In 1968, Msgr. Kennedy retired as Pastor and lived at St. John's as Pastor Emeritus. Msgr. Kennedy died on his 80th birthday, January 5, 1975, and is buried at Gate of Heaven Cemetery.
Msgr. Harry Echle served as pastor from 1968 to 1970. From 1970 until 1983, Msgr. Louis Albert was pastor. During his pastorate the Stations of the Cross were erected in the church; statues of the Sacred Heart and St. John the Evangelist were placed in the two apses of the church; and Our Lady's Chapel in the basement of the church was opened for daily Mass. In 1974, the parish celebrated its 200th anniversary.

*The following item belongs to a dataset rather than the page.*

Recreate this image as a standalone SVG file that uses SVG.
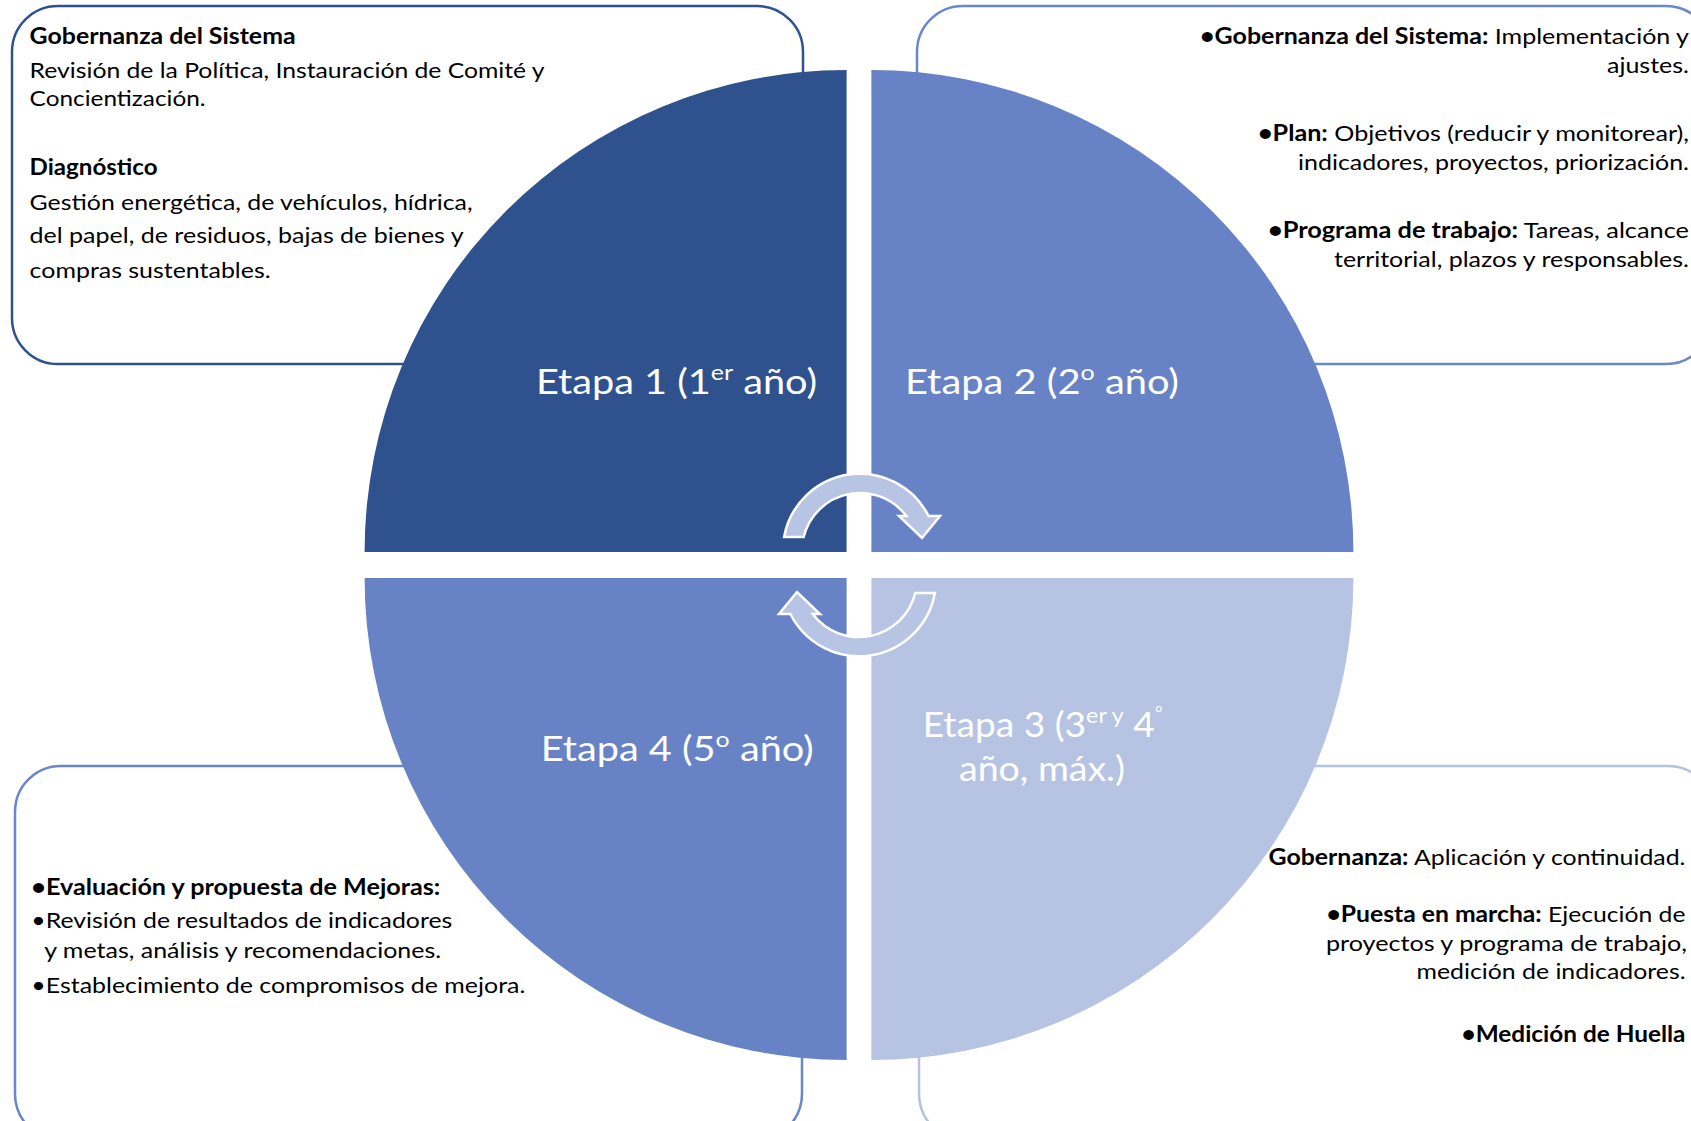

In 1983, Fr. Oliver Mahedy was appointed to succeed Msgr. Albert. Under his direction, the baptistry, located on the left side of the church, was completed in 1984. The basement beneath the church was made into a meeting room and named the Kennedy Room in honor of Msgr. Kennedy. Fr. Mahedy was known for his love of children and regularly visited the school. Fr. Mahedy died on November 9, 1999. He was loved by many and in his remembrance a statue of Jesus surrounded by children of the world was erected at the front entrance of the church.
Msgr. William J. English became pastor of St. John the Evangelist Parish in March 2000 and took on the task of revitalizing the parish. In the summer of 2001 he began the renovation of the Kennedy room, and initiated the creation of the first parish website.

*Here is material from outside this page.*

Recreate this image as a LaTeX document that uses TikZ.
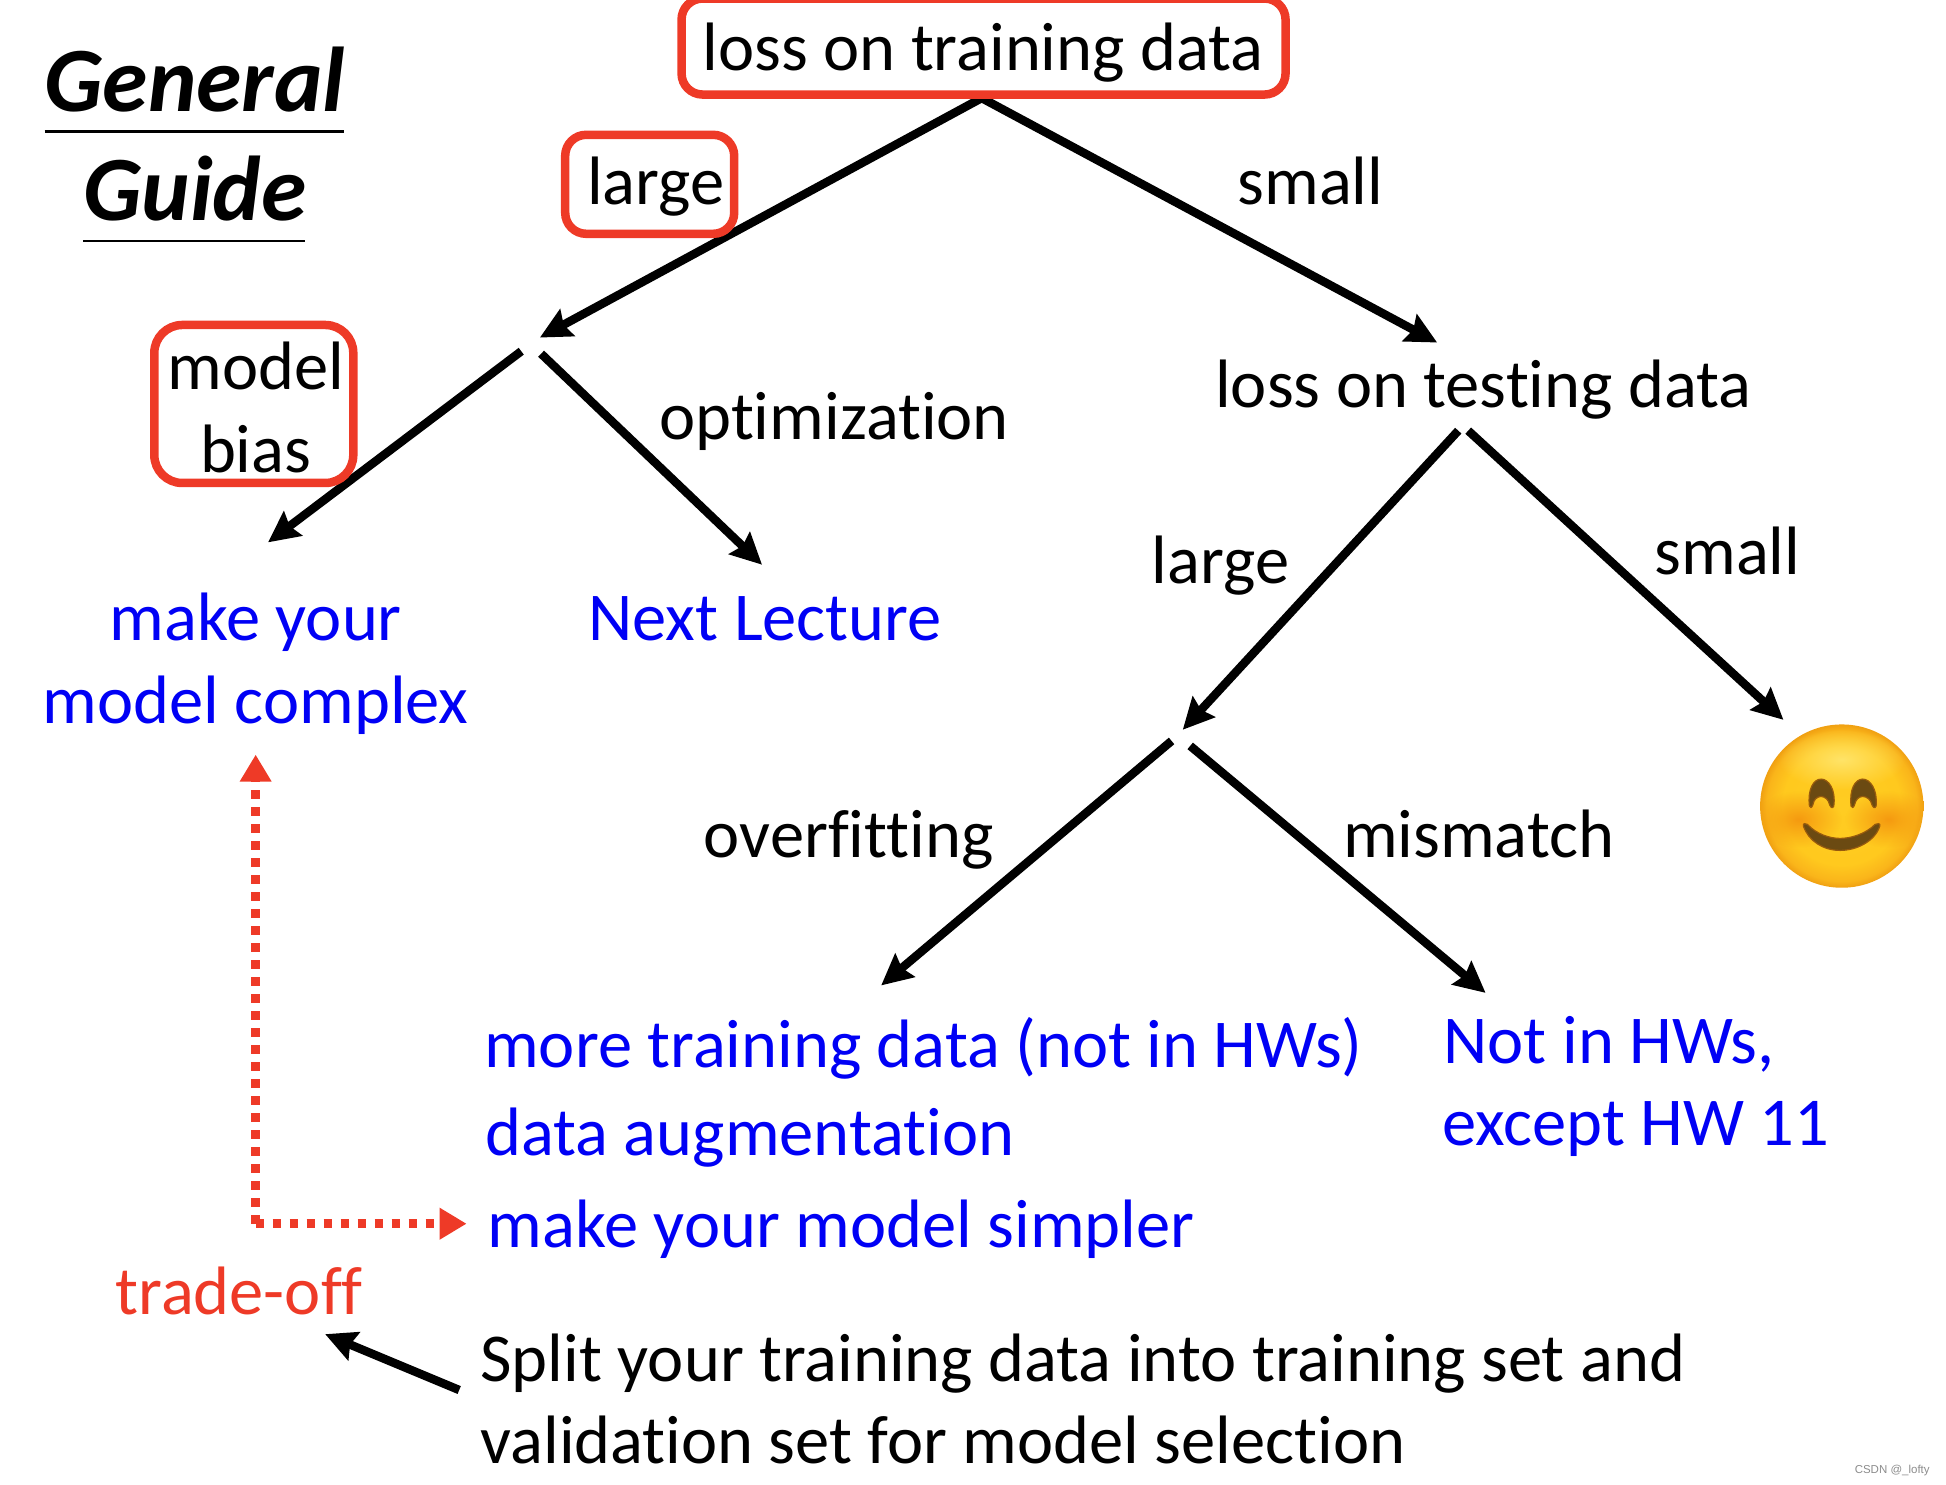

In October 2004, Msgr. Barry Knestout was named pastor of St. John the Evangelist Parish. Rev. Knestout began his ministry by working with parish leaders to develop a pastoral plan for the parish. Additionally, under his pastorate St. John the Evangelist instituted a Help Line to which parishioners and others in the area may turn in times of need.
Since 2006, Msgr. John Pennington has overseen the formation of the Stewardship Committee, brought financial stability to the parish resources, and welcomed beauty on the altar and in the music. Associate pastor Father Mark Tucker, a canon lawyer for the Archdiocesan Marriage Tribunal, remains in residence as a friend and steadfast presence in the parish for over a decade.
Masses are still held at the "Old Church" or "Historic Church," as it is more properly known, including a Saturday Vigil Mass at 5:30 p.m. Many weddings and funerals are also celebrated at the Historic Church. Since 1977, the congregation of Our Lady of Poland has used the Forest Glen rectory and holds Polish-language Masses in the old church. A replica of the original Carroll Chapel, standing on the site of the first Chapel, is open to the public on Sundays during the summer. The cemetery surrounding the Chapel contains the grave of John Carroll's mother as well as other historical figures.
St. John the Evangelist Parish has a rich and noteworthy past and this brief account cannot do it justice. For a complete history, please read St. John the Evangelist: The History of the Parish, 1774-1984, which was the primary source of information for this summary. Copies are available in the library of Our Lady's Chapel.